— start of THE INPUT —

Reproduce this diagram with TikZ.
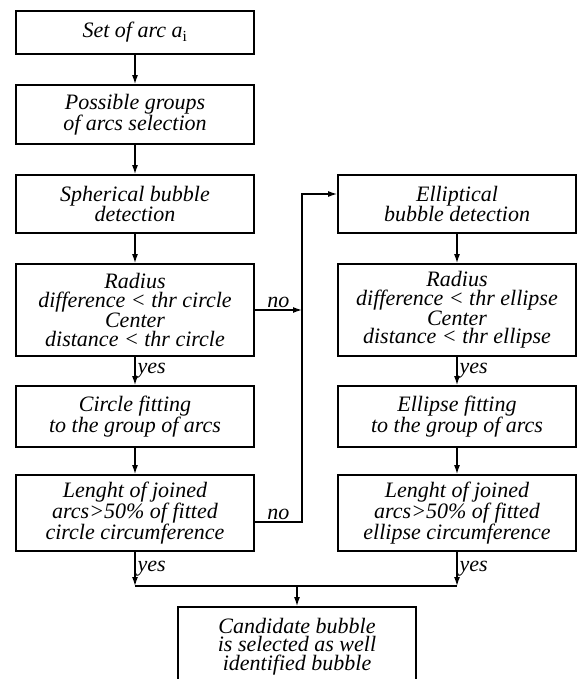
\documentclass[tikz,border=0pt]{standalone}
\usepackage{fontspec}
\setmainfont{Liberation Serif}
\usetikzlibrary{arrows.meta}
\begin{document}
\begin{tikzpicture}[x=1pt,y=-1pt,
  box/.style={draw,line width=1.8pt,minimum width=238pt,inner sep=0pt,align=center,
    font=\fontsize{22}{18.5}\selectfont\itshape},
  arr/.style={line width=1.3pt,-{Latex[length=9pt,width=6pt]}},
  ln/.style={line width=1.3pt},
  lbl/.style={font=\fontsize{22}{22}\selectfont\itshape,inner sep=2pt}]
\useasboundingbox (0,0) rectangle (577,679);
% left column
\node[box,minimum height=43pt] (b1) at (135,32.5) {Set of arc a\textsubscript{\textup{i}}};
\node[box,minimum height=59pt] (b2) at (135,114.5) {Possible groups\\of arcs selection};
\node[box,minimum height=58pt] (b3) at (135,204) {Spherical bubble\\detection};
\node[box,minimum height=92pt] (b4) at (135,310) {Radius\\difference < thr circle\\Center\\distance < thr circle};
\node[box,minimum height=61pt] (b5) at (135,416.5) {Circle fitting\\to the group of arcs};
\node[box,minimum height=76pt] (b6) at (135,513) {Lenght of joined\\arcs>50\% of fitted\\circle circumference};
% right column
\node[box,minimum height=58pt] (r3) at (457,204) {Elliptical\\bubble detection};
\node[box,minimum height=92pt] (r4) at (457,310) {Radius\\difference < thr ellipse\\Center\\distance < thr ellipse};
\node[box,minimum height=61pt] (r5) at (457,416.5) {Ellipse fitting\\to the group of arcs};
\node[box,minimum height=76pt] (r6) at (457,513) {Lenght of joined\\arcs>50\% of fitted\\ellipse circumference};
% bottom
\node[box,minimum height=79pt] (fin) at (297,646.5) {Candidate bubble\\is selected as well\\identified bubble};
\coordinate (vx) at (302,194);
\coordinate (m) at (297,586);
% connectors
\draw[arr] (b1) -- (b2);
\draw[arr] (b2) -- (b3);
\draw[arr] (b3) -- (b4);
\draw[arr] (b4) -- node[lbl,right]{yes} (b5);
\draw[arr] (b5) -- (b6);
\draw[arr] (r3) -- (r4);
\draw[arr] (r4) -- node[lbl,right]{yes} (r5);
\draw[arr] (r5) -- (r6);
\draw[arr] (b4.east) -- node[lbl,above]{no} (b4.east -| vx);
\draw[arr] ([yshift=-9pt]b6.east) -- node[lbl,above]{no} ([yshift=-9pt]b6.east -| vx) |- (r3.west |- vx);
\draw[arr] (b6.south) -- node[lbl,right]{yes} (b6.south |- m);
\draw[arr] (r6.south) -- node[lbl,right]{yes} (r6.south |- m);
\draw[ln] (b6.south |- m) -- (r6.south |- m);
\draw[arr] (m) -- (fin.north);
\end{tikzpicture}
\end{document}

— end of THE INPUT —
— start of THE INPUT —

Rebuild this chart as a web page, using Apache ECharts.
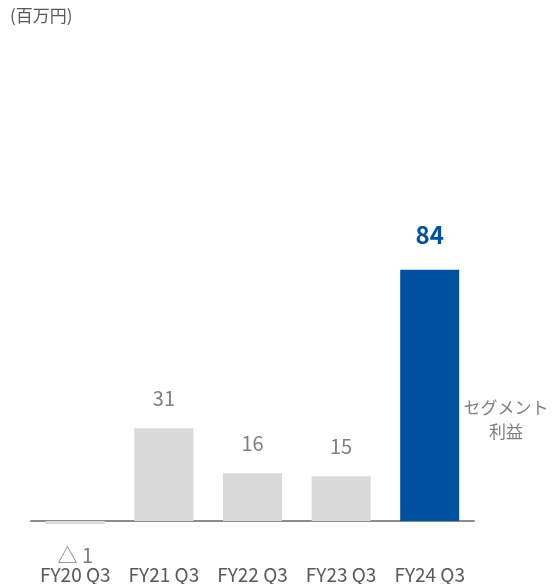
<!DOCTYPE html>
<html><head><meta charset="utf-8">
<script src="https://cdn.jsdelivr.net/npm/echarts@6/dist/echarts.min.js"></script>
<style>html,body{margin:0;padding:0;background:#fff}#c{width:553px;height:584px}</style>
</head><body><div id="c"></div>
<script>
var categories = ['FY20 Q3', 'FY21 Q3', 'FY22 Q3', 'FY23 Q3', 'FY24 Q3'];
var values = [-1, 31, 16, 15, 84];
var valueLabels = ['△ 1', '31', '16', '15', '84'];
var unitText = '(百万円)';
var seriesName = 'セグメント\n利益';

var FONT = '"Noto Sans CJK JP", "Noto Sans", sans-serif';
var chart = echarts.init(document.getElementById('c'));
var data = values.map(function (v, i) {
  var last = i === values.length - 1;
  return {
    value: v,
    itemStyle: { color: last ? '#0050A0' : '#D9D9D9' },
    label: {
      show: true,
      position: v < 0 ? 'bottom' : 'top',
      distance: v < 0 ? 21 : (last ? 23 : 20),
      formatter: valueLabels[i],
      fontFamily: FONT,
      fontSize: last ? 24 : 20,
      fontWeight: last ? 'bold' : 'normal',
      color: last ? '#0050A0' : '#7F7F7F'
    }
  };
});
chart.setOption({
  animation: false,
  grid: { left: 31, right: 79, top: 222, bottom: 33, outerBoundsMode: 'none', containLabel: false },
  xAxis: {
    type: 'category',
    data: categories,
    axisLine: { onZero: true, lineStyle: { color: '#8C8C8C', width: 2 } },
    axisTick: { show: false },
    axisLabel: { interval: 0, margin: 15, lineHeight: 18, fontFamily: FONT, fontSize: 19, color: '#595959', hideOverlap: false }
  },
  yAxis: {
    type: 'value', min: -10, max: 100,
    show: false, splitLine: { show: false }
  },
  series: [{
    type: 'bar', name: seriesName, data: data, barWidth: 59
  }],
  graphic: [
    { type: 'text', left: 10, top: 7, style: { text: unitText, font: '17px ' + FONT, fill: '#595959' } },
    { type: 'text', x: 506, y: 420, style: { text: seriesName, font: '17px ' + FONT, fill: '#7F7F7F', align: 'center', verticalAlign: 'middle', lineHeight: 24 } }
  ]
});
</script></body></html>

— end of THE INPUT —

§ TASK TO COMPLETE
Find the lines holding "this" and list every one.

§ REPLY
Reproduce this diagram with TikZ.
Rebuild this chart as a web page, using Apache ECharts.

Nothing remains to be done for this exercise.